Figure scripts:
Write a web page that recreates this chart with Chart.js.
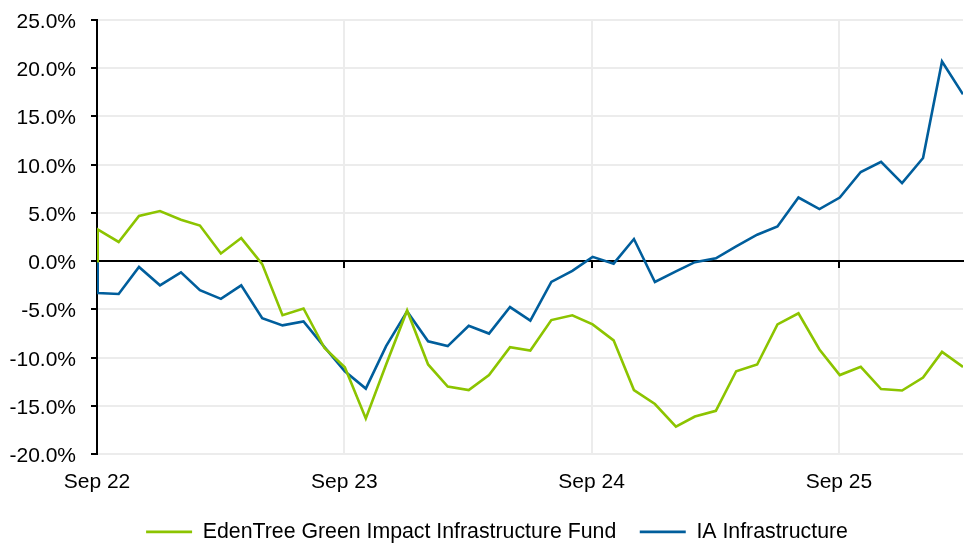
<!DOCTYPE html>
<html>
<head>
<meta charset="utf-8">
<script src="https://cdn.jsdelivr.net/npm/chart.js@4.4.1/dist/chart.umd.min.js"></script>
<style>
  html, body { margin: 0; padding: 0; background: #ffffff; }
  canvas { display: block; }
</style>
</head>
<body>
<canvas id="c" width="969" height="543"></canvas>
<script>
// ---- Data ----
const dates = [
  '2022-09-29',
  '2022-09-30','2022-10-31','2022-11-30','2022-12-31',
  '2023-01-31','2023-02-28','2023-03-31','2023-04-30','2023-05-31','2023-06-30',
  '2023-07-31','2023-08-31','2023-09-30','2023-10-31','2023-11-30','2023-12-31',
  '2024-01-31','2024-02-29','2024-03-31','2024-04-30','2024-05-31','2024-06-30',
  '2024-07-31','2024-08-31','2024-09-30','2024-10-31','2024-11-30','2024-12-31',
  '2025-01-31','2025-02-28','2025-03-31','2025-04-30','2025-05-31','2025-06-30',
  '2025-07-31','2025-08-31','2025-09-30','2025-10-31','2025-11-30','2025-12-31',
  '2026-01-31','2026-02-28','2026-03-31'
];
const fundName = 'EdenTree Green Impact Infrastructure Fund';
const sectorName = 'IA Infrastructure';
const fundValues = [
  0,
  3.3, 2.0, 4.7, 5.2, 4.3, 3.7, 0.8, 2.4, -0.3, -5.6, -4.9, -9.0,
  -11.0, -16.3, -10.7, -5.1, -10.7, -13.0, -13.35, -11.8, -8.9, -9.25, -6.1, -5.6,
  -6.55, -8.2, -13.35, -14.8, -17.15, -16.1, -15.5, -11.4, -10.7, -6.55, -5.4, -9.15,
  -11.8, -10.95, -13.25, -13.4, -12.05, -9.4, -10.95
];
const sectorValues = [
  0,
  -3.3, -3.4, -0.6, -2.5, -1.15, -3.0, -3.9, -2.5, -5.9, -6.65, -6.25, -8.9,
  -11.4, -13.2, -8.8, -5.2, -8.3, -8.8, -6.7, -7.5, -4.75, -6.15, -2.15, -1.0,
  0.45, -0.25, 2.3, -2.15, -1.05, -0.1, 0.3, 1.55, 2.75, 3.6, 6.6, 5.4,
  6.6, 9.25, 10.3, 8.1, 10.7, 20.7, 17.3
];
const xTickLabels = ['Sep 22', 'Sep 23', 'Sep 24', 'Sep 25'];

// ---- Build x positions (months since first date) ----
const DAY = 86400000;
const MONTH_DAYS = 365.25 / 12;
const t0 = Date.parse(dates[0] + 'T00:00:00Z');
const xs = dates.map(d => (Date.parse(d + 'T00:00:00Z') - t0) / DAY / MONTH_DAYS);
const fundPts = xs.map((x, i) => ({ x, y: fundValues[i] }));
const sectorPts = xs.map((x, i) => ({ x, y: sectorValues[i] }));

const FONT = { family: '"Liberation Sans", Arial, sans-serif', size: 21 };
const LEGEND_FONT = { family: '"Liberation Sans", Arial, sans-serif', size: 21.3 };
const GREEN = '#8CC400';
const BLUE = '#005E9C';
const GRID = '#ececec';

// shifts the centred legend a little to the right, as in the reference
const legendShift = {
  id: 'legendShift',
  afterLayout(chart) {
    if (chart.legend) { chart.legend.left += 25; }
  }
};

new Chart(document.getElementById('c'), {
  type: 'line',
  data: {
    datasets: [
      { label: fundName, data: fundPts, borderColor: GREEN, backgroundColor: GREEN,
        borderWidth: 2.6, pointRadius: 0, tension: 0, fill: false },
      { label: sectorName, data: sectorPts, borderColor: BLUE, backgroundColor: BLUE,
        borderWidth: 2.6, pointRadius: 0, tension: 0, fill: false }
    ]
  },
  plugins: [legendShift],
  options: {
    responsive: false,
    animation: false,
    devicePixelRatio: 1,
    layout: { padding: { left: 6, right: 6, top: 20, bottom: -9.5 } },
    plugins: {
      tooltip: { enabled: false },
      legend: {
        position: 'bottom',
        labels: {
          font: LEGEND_FONT, color: '#000',
          boxWidth: 46, boxHeight: 0, padding: 23.5
        }
      }
    },
    scales: {
      x: {
        type: 'linear',
        min: 0,
        max: xs[xs.length - 1],
        afterFit: s => { s.height = 43.5; },
        border: { display: false },
        grid: { color: GRID, lineWidth: 2, drawTicks: false },
        ticks: {
          stepSize: 12, includeBounds: false, padding: 15.4,
          font: FONT, color: '#000', maxRotation: 0,
          callback: v => xTickLabels[Math.round(v / 12)] ?? ''
        }
      },
      xzero: {
        type: 'linear',
        axis: 'x',
        position: { y: 0 },
        min: 0,
        max: xs[xs.length - 1],
        border: { display: true, color: '#000', width: 2 },
        grid: { drawOnChartArea: false, drawTicks: true, tickLength: 6, tickColor: '#000', lineWidth: 2 },
        ticks: { stepSize: 12, includeBounds: false, display: false }
      },
      y: {
        min: -20,
        max: 25,
        afterFit: s => { s.width = 91; },
        border: { display: true, color: '#000', width: 2 },
        grid: { color: GRID, lineWidth: 2, tickLength: 6, tickColor: '#000' },
        ticks: {
          stepSize: 5, padding: 15, labelOffset: 2,
          font: Object.assign({}, FONT, { lineHeight: 0.4 }), color: '#000',
          callback: v => v.toFixed(1) + '%'
        }
      }
    }
  }
});
</script>
</body>
</html>
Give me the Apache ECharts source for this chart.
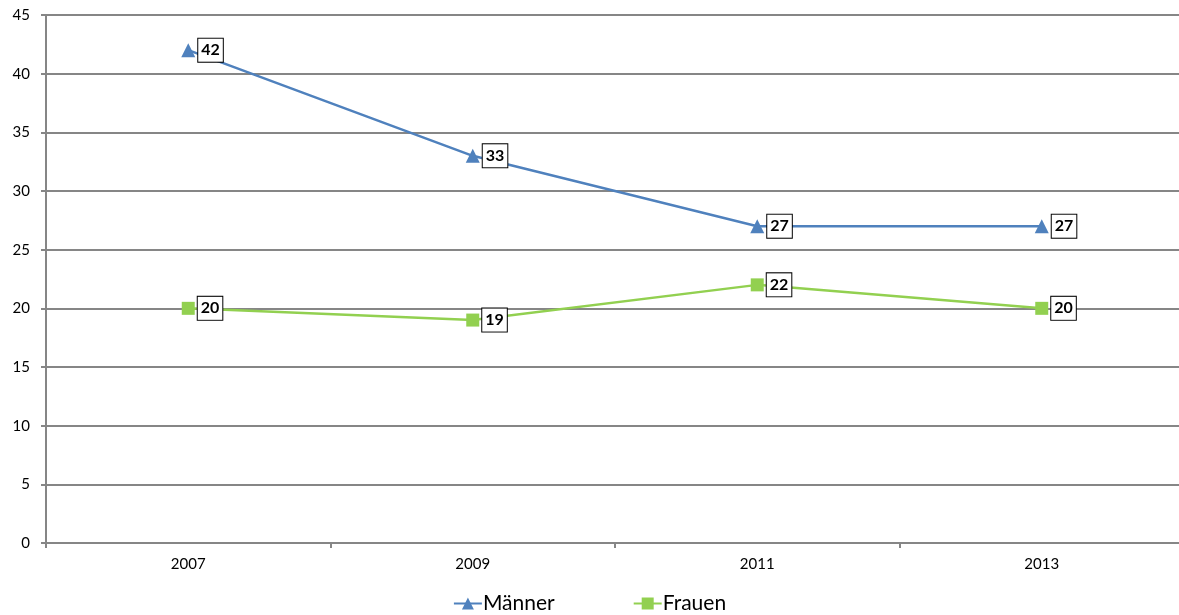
<!DOCTYPE html>
<html>
<head>
<meta charset="utf-8">
<script src="https://cdn.jsdelivr.net/npm/echarts@6/dist/echarts.min.js"></script>
<style>
html, body { margin: 0; padding: 0; background: #fff; }
#chart { width: 1179px; height: 615px; }
</style>
</head>
<body>
<div id="chart"></div>
<script>
// Jahre und Werte
const years = ['2007', '2009', '2011', '2013'];
const maenner = [42, 33, 27, 27];
const frauen = [20, 19, 22, 20];

const gridColor = '#868686';
const fontFam = 'Lato, "Open Sans", sans-serif';

const labelBox = {
    show: true,
    position: 'right',
    distance: 3,
    color: '#000',
    fontWeight: 'bold',
    fontSize: 16,
    fontFamily: fontFam,
    backgroundColor: '#fff',
    borderColor: '#000',
    borderWidth: 1,
    padding: [4, 3, 3, 3]
};

const chart = echarts.init(document.getElementById('chart'));
chart.setOption({
    animation: false,
    grid: { left: 46, top: 15, width: 1138, bottom: 72, outerBoundsMode: 'none' },
    legend: {
        bottom: -4,
        left: 'center',
        itemGap: 78,
        itemWidth: 28,
        itemHeight: 15,
        textStyle: { fontSize: 21, fontFamily: fontFam, color: '#000', padding: [0, 0, 0, -4] },
        data: ['Männer', 'Frauen']
    },
    xAxis: {
        type: 'category',
        data: years,
        boundaryGap: true,
        axisLine: { lineStyle: { color: gridColor, width: 2 } },
        axisTick: { show: true, length: 5, lineStyle: { color: gridColor, width: 2 } },
        axisLabel: { color: '#000', fontSize: 15, fontFamily: fontFam, margin: 14 }
    },
    yAxis: {
        type: 'value',
        min: 0,
        max: 45,
        interval: 5,
        axisLine: { show: true, lineStyle: { color: gridColor, width: 2 } },
        axisTick: { show: true, length: 5, lineStyle: { color: gridColor, width: 2 } },
        axisLabel: { color: '#000', fontSize: 15, fontFamily: fontFam, margin: 16 },
        splitLine: { lineStyle: { color: gridColor, width: 2 } }
    },
    series: [
        {
            name: 'Männer',
            type: 'line',
            data: maenner,
            symbol: 'triangle',
            symbolSize: 14,
            itemStyle: { color: '#4F81BD' },
            lineStyle: { color: '#4F81BD', width: 2.5 },
            label: labelBox
        },
        {
            name: 'Frauen',
            type: 'line',
            data: frauen,
            symbol: 'rect',
            symbolSize: 13,
            itemStyle: { color: '#92D050' },
            lineStyle: { color: '#92D050', width: 2.5 },
            label: labelBox
        }
    ]
});
</script>
</body>
</html>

SHORT EXERCISE >>
Quote only what lies between the first line of the records and the line containing "const xTickLabels = ['Sep", please, including both lines and excluding images.

EXERCISE ANSWER >>
Write a web page that recreates this chart with Chart.js.
<!DOCTYPE html>
<html>
<head>
<meta charset="utf-8">
<script src="https://cdn.jsdelivr.net/npm/chart.js@4.4.1/dist/chart.umd.min.js"></script>
<style>
  html, body { margin: 0; padding: 0; background: #ffffff; }
  canvas { display: block; }
</style>
</head>
<body>
<canvas id="c" width="969" height="543"></canvas>
<script>
// ---- Data ----
const dates = [
  '2022-09-29',
  '2022-09-30','2022-10-31','2022-11-30','2022-12-31',
  '2023-01-31','2023-02-28','2023-03-31','2023-04-30','2023-05-31','2023-06-30',
  '2023-07-31','2023-08-31','2023-09-30','2023-10-31','2023-11-30','2023-12-31',
  '2024-01-31','2024-02-29','2024-03-31','2024-04-30','2024-05-31','2024-06-30',
  '2024-07-31','2024-08-31','2024-09-30','2024-10-31','2024-11-30','2024-12-31',
  '2025-01-31','2025-02-28','2025-03-31','2025-04-30','2025-05-31','2025-06-30',
  '2025-07-31','2025-08-31','2025-09-30','2025-10-31','2025-11-30','2025-12-31',
  '2026-01-31','2026-02-28','2026-03-31'
];
const fundName = 'EdenTree Green Impact Infrastructure Fund';
const sectorName = 'IA Infrastructure';
const fundValues = [
  0,
  3.3, 2.0, 4.7, 5.2, 4.3, 3.7, 0.8, 2.4, -0.3, -5.6, -4.9, -9.0,
  -11.0, -16.3, -10.7, -5.1, -10.7, -13.0, -13.35, -11.8, -8.9, -9.25, -6.1, -5.6,
  -6.55, -8.2, -13.35, -14.8, -17.15, -16.1, -15.5, -11.4, -10.7, -6.55, -5.4, -9.15,
  -11.8, -10.95, -13.25, -13.4, -12.05, -9.4, -10.95
];
const sectorValues = [
  0,
  -3.3, -3.4, -0.6, -2.5, -1.15, -3.0, -3.9, -2.5, -5.9, -6.65, -6.25, -8.9,
  -11.4, -13.2, -8.8, -5.2, -8.3, -8.8, -6.7, -7.5, -4.75, -6.15, -2.15, -1.0,
  0.45, -0.25, 2.3, -2.15, -1.05, -0.1, 0.3, 1.55, 2.75, 3.6, 6.6, 5.4,
  6.6, 9.25, 10.3, 8.1, 10.7, 20.7, 17.3
];
const xTickLabels = ['Sep 22', 'Sep 23', 'Sep 24', 'Sep 25'];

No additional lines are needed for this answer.